> **EXERCISE DETAILS**
Copy out the material below in full, but not its images.

> **AVAILABLE DATA**
· · · ·

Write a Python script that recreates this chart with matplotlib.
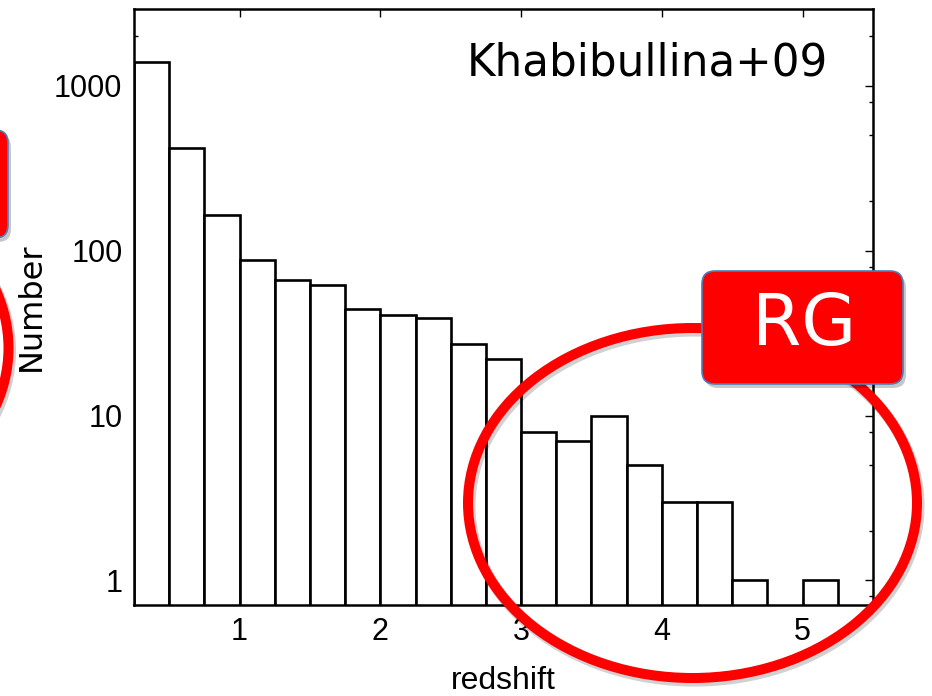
import matplotlib
matplotlib.use("Agg")
import matplotlib.pyplot as plt
from matplotlib.patches import Ellipse, FancyBboxPatch
from matplotlib.ticker import LogLocator, FixedLocator, NullFormatter, FixedFormatter

# ---- data ----
bin_left = [0.25, 0.50, 0.75, 1.00, 1.25, 1.50, 1.75, 2.00, 2.25, 2.50,
            2.75, 3.00, 3.25, 3.50, 3.75, 4.00, 4.25, 4.50, 4.75, 5.00]
counts = [1390, 420, 165, 88, 66, 62, 44, 41, 39, 27,
          22, 8, 7, 10, 5, 3, 3, 1, 0, 1]
bin_width = 0.25
x_ticks = [1, 2, 3, 4, 5]
x_tick_labels = ["1", "2", "3", "4", "5"]
y_ticks = [1, 10, 100, 1000]
y_tick_labels = ["1", "10", "100", "1000"]
x_label = "redshift"
y_label = "Number"
source_label = "Khabibullina+09"
badge_label = "RG"

W, H = 932, 696
fig = plt.figure(figsize=(W / 100, H / 100), dpi=100)
ax = fig.add_axes([134 / W, 1 - 605 / H, (873 - 134) / W, (605 - 9) / H])

sans = ["Liberation Sans", "DejaVu Sans"]

ax.bar(bin_left, counts, width=bin_width, align="edge", color="white",
       edgecolor="black", linewidth=1.9, zorder=2)
ax.set_yscale("log")
ax.set_xlim(0.25, 5.5)
ax.set_ylim(0.71, 2920)

ax.xaxis.set_major_locator(FixedLocator(x_ticks))
ax.xaxis.set_major_formatter(FixedFormatter(x_tick_labels))
ax.yaxis.set_major_locator(FixedLocator(y_ticks))
ax.yaxis.set_major_formatter(FixedFormatter(y_tick_labels))
ax.yaxis.set_minor_locator(LogLocator(base=10, subs=[2, 5, 8]))
ax.yaxis.set_minor_formatter(NullFormatter())
ax.xaxis.set_minor_locator(FixedLocator([]))

ax.tick_params(axis="both", which="major", direction="in", length=5.5, width=1.0,
               top=True, right=True, pad=8.3, labelsize=22)
ax.tick_params(axis="y", which="minor", direction="in", length=3, width=1.0,
               left=True, right=True)
for lab in ax.get_xticklabels() + ax.get_yticklabels():
    lab.set_family(sans)

for sp in ax.spines.values():
    sp.set_linewidth(1.8)

ax.set_xlabel(x_label, fontsize=23, family=sans)
ax.xaxis.set_label_coords(0.5, (605 - 666) / (605 - 9))
ax.set_ylabel(y_label, fontsize=23, family="DejaVu Sans", va="center")
ax.yaxis.set_label_coords((31 - 134) / (873 - 134), 0.5)

ax.text((828 - 134) / (873 - 134), (605 - 75) / (605 - 9), source_label,
        transform=ax.transAxes, ha="right", va="baseline",
        fontsize=31.4, family="DejaVu Sans", color="black")

# ---- annotations (figure pixel coordinates -> inches) ----
tr = fig.dpi_scale_trans
def P(x, y):
    return (x / 100.0, (H - y) / 100.0)

def add_ellipse(cx, cy, w, h):
    sx, sy = P(cx + 2, cy + 3)
    fig.add_artist(Ellipse((sx, sy), w / 100, h / 100, fill=False,
                           edgecolor=(0, 0, 0, 0.18), linewidth=8.0,
                           transform=tr, zorder=4))
    c = P(cx, cy)
    fig.add_artist(Ellipse(c, w / 100, h / 100, fill=False, edgecolor="#ff0000",
                           linewidth=7.2, transform=tr, zorder=5))

def add_box(x0, y0, x1, y1):
    bx, by = P(x0 + 3, y1 + 4)
    fig.add_artist(FancyBboxPatch((bx, by), (x1 - x0) / 100, (y1 - y0) / 100,
                                  boxstyle="round,pad=0,rounding_size=0.13",
                                  facecolor=(0, 0, 0, 0.22), edgecolor="none",
                                  transform=tr, zorder=6))
    x, y = P(x0, y1)
    fig.add_artist(FancyBboxPatch((x, y), (x1 - x0) / 100, (y1 - y0) / 100,
                                  boxstyle="round,pad=0,rounding_size=0.13",
                                  facecolor="#ff0000", edgecolor="#4a7ebb",
                                  linewidth=1.2, transform=tr, zorder=7))

add_ellipse(692.5, 503, 449, 350)
add_box(702, 271, 903, 384)
tx, ty = P(804, 326)
fig.text(tx / (W / 100), ty / (H / 100), badge_label, ha="center", va="center",
         fontsize=51, family="DejaVu Sans", color="white", zorder=8)

# partially visible annotations at the left edge
add_ellipse(-216, 348, 449, 350)
add_box(-120, 130, 8, 238)

fig.savefig("out.png", dpi=100)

· · · ·

> **TASK SOLUTION**
Write a Python script that recreates this chart with matplotlib.
import matplotlib
matplotlib.use("Agg")
import matplotlib.pyplot as plt
from matplotlib.patches import Ellipse, FancyBboxPatch
from matplotlib.ticker import LogLocator, FixedLocator, NullFormatter, FixedFormatter

# ---- data ----
bin_left = [0.25, 0.50, 0.75, 1.00, 1.25, 1.50, 1.75, 2.00, 2.25, 2.50,
            2.75, 3.00, 3.25, 3.50, 3.75, 4.00, 4.25, 4.50, 4.75, 5.00]
counts = [1390, 420, 165, 88, 66, 62, 44, 41, 39, 27,
          22, 8, 7, 10, 5, 3, 3, 1, 0, 1]
bin_width = 0.25
x_ticks = [1, 2, 3, 4, 5]
x_tick_labels = ["1", "2", "3", "4", "5"]
y_ticks = [1, 10, 100, 1000]
y_tick_labels = ["1", "10", "100", "1000"]
x_label = "redshift"
y_label = "Number"
source_label = "Khabibullina+09"
badge_label = "RG"

W, H = 932, 696
fig = plt.figure(figsize=(W / 100, H / 100), dpi=100)
ax = fig.add_axes([134 / W, 1 - 605 / H, (873 - 134) / W, (605 - 9) / H])

sans = ["Liberation Sans", "DejaVu Sans"]

ax.bar(bin_left, counts, width=bin_width, align="edge", color="white",
       edgecolor="black", linewidth=1.9, zorder=2)
ax.set_yscale("log")
ax.set_xlim(0.25, 5.5)
ax.set_ylim(0.71, 2920)

ax.xaxis.set_major_locator(FixedLocator(x_ticks))
ax.xaxis.set_major_formatter(FixedFormatter(x_tick_labels))
ax.yaxis.set_major_locator(FixedLocator(y_ticks))
ax.yaxis.set_major_formatter(FixedFormatter(y_tick_labels))
ax.yaxis.set_minor_locator(LogLocator(base=10, subs=[2, 5, 8]))
ax.yaxis.set_minor_formatter(NullFormatter())
ax.xaxis.set_minor_locator(FixedLocator([]))

ax.tick_params(axis="both", which="major", direction="in", length=5.5, width=1.0,
               top=True, right=True, pad=8.3, labelsize=22)
ax.tick_params(axis="y", which="minor", direction="in", length=3, width=1.0,
               left=True, right=True)
for lab in ax.get_xticklabels() + ax.get_yticklabels():
    lab.set_family(sans)

for sp in ax.spines.values():
    sp.set_linewidth(1.8)

ax.set_xlabel(x_label, fontsize=23, family=sans)
ax.xaxis.set_label_coords(0.5, (605 - 666) / (605 - 9))
ax.set_ylabel(y_label, fontsize=23, family="DejaVu Sans", va="center")
ax.yaxis.set_label_coords((31 - 134) / (873 - 134), 0.5)

ax.text((828 - 134) / (873 - 134), (605 - 75) / (605 - 9), source_label,
        transform=ax.transAxes, ha="right", va="baseline",
        fontsize=31.4, family="DejaVu Sans", color="black")

# ---- annotations (figure pixel coordinates -> inches) ----
tr = fig.dpi_scale_trans
def P(x, y):
    return (x / 100.0, (H - y) / 100.0)

def add_ellipse(cx, cy, w, h):
    sx, sy = P(cx + 2, cy + 3)
    fig.add_artist(Ellipse((sx, sy), w / 100, h / 100, fill=False,
                           edgecolor=(0, 0, 0, 0.18), linewidth=8.0,
                           transform=tr, zorder=4))
    c = P(cx, cy)
    fig.add_artist(Ellipse(c, w / 100, h / 100, fill=False, edgecolor="#ff0000",
                           linewidth=7.2, transform=tr, zorder=5))

def add_box(x0, y0, x1, y1):
    bx, by = P(x0 + 3, y1 + 4)
    fig.add_artist(FancyBboxPatch((bx, by), (x1 - x0) / 100, (y1 - y0) / 100,
                                  boxstyle="round,pad=0,rounding_size=0.13",
                                  facecolor=(0, 0, 0, 0.22), edgecolor="none",
                                  transform=tr, zorder=6))
    x, y = P(x0, y1)
    fig.add_artist(FancyBboxPatch((x, y), (x1 - x0) / 100, (y1 - y0) / 100,
                                  boxstyle="round,pad=0,rounding_size=0.13",
                                  facecolor="#ff0000", edgecolor="#4a7ebb",
                                  linewidth=1.2, transform=tr, zorder=7))

add_ellipse(692.5, 503, 449, 350)
add_box(702, 271, 903, 384)
tx, ty = P(804, 326)
fig.text(tx / (W / 100), ty / (H / 100), badge_label, ha="center", va="center",
         fontsize=51, family="DejaVu Sans", color="white", zorder=8)

# partially visible annotations at the left edge
add_ellipse(-216, 348, 449, 350)
add_box(-120, 130, 8, 238)

fig.savefig("out.png", dpi=100)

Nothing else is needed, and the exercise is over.